My favorite works are Kim Tschang-Yeul’s Tao-influenced water drop series. Realistic groupings of droplets drip down the canvas, bead on the surface, or fall in a lonely, perfect tear. Anyone familiar with Taoism or Buddhism knows the metaphor of human lives and water drops. We separate from the ocean or the clouds for a fleeting moment, then rejoin the source. We don’t disappear, but simply become something else. In his work, Tschang-Yeul seizes the brief, ephemeral moment that we hold a unique form, even as the moment passes. In Genesis (1986), a large canvas of five rivulets, the water soaks into the canvas while the droplets fall, and we know they won’t remain there for long. Showing these paintings is an effort to make Tschang-Yeul’s water drop stay a little longer — he isn’t a well-known name, and this exhibition is a push to make his spiritually-grounded work more visible.

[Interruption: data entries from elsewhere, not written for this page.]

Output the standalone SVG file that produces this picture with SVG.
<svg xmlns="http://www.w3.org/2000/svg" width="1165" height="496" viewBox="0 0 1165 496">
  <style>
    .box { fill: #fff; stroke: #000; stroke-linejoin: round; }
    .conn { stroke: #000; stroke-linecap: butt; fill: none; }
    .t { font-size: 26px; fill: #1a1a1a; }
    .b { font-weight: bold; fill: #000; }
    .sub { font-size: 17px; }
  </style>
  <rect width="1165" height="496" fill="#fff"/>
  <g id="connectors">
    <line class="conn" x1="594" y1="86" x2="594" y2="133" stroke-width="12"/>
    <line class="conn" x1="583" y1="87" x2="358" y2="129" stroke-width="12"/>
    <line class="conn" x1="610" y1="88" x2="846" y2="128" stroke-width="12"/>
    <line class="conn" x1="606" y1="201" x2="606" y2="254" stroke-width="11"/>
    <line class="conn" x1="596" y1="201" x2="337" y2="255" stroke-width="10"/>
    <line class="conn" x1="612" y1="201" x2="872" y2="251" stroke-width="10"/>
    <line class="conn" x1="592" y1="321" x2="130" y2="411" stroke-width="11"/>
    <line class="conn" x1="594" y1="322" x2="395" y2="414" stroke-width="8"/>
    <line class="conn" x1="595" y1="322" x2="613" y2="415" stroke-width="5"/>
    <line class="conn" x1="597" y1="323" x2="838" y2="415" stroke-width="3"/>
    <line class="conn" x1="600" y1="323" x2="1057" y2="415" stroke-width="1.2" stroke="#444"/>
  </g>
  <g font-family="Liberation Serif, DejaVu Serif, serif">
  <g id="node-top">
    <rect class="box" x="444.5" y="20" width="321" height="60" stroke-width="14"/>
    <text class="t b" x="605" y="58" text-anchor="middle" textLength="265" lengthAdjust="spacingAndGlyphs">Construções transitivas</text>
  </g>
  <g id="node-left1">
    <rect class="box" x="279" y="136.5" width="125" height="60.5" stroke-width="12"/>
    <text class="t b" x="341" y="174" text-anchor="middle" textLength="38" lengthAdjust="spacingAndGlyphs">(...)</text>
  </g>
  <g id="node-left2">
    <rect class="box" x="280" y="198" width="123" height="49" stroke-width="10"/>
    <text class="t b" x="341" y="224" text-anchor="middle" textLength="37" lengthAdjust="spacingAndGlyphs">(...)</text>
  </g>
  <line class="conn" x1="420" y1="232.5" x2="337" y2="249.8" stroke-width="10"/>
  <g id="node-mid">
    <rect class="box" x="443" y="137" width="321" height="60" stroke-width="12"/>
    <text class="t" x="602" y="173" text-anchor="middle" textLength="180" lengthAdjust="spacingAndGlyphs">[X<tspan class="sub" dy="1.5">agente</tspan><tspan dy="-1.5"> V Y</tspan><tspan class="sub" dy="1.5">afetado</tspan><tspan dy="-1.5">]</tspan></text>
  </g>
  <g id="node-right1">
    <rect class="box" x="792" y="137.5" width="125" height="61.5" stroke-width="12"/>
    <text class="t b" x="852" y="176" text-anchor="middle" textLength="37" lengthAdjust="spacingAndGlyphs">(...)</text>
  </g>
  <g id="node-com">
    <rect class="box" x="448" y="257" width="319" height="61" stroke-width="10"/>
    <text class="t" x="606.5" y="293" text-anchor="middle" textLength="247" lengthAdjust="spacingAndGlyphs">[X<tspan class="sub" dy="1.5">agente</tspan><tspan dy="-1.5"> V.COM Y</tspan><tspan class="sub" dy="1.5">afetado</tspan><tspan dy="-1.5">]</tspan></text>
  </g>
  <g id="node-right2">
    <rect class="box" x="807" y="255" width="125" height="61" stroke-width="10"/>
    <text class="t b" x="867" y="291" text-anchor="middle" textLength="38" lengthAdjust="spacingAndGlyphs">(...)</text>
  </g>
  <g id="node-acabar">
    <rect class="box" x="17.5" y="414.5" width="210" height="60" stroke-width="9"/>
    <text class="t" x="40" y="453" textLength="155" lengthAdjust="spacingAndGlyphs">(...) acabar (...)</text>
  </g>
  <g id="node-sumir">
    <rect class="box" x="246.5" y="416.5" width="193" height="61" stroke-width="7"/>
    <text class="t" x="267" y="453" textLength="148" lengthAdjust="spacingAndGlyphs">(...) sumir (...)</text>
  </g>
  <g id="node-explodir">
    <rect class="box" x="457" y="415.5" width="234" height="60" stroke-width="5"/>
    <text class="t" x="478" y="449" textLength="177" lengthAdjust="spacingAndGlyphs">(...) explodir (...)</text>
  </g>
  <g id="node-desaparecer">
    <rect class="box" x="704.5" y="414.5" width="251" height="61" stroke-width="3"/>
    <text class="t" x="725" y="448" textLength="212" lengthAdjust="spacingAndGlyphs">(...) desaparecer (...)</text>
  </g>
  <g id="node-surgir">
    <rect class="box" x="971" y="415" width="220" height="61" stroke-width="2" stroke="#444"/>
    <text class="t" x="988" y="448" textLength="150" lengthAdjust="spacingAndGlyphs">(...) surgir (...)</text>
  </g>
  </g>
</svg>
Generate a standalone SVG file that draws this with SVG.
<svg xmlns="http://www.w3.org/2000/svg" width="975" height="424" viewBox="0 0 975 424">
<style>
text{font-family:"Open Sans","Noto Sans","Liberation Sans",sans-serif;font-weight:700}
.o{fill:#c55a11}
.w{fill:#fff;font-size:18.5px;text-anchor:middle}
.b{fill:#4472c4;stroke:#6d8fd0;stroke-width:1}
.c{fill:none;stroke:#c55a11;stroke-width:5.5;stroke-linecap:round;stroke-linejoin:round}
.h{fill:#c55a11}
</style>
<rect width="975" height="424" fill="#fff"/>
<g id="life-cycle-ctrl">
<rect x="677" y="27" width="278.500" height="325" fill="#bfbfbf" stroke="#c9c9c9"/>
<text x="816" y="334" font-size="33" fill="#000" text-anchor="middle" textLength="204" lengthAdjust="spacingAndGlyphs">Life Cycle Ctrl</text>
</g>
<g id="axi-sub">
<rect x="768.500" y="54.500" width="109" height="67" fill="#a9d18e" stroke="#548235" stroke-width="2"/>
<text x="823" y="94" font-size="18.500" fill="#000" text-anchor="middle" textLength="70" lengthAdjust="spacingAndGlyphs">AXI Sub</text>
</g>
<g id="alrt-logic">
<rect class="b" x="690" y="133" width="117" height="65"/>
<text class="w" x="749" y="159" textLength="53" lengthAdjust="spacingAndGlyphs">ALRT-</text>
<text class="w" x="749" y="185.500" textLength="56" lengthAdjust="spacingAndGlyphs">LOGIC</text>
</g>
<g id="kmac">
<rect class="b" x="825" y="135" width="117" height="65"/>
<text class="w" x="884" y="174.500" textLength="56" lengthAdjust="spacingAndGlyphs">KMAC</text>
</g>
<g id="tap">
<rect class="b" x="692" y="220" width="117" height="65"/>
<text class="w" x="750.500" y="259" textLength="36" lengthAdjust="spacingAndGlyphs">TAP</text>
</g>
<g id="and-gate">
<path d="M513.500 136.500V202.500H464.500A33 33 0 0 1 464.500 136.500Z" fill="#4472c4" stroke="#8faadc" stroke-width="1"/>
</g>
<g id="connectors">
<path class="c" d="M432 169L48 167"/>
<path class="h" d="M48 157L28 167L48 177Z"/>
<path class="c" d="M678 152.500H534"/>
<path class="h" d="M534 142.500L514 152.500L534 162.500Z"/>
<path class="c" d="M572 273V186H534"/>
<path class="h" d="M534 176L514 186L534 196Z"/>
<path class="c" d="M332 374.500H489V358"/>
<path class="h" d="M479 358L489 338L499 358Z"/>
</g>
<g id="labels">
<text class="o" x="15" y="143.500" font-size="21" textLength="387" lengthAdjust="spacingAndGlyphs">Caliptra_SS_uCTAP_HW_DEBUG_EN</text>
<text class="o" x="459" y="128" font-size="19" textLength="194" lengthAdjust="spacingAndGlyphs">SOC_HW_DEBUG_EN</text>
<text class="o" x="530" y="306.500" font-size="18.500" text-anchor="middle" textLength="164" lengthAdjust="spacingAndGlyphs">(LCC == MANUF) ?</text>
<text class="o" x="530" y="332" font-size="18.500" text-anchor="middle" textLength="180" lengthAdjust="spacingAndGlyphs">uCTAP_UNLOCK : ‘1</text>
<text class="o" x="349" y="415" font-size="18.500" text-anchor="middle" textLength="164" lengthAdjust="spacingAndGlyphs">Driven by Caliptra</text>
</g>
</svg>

Lee Ufan is the biggest name in the group, incidentally the only artist still living, and is featured through his monochrome series of disappearing blue lines. They are seemingly simple but completely mesmerising, with the lines’ dissolution on the canvas speaking to Ufan’s focus on temporality and rhythmic meditation. They bring to mind contemporary artist Lee Bae’s monochrome black charcoal creations, which also speak to the cycle of life and the passage of time. My one qualm with the show was that it didn’t make the evolution with contemporary artists more obvious. Given the show’s argument is that these artists shaped modern Korean art, examples of contemporary connections would be helpful to an audience to see.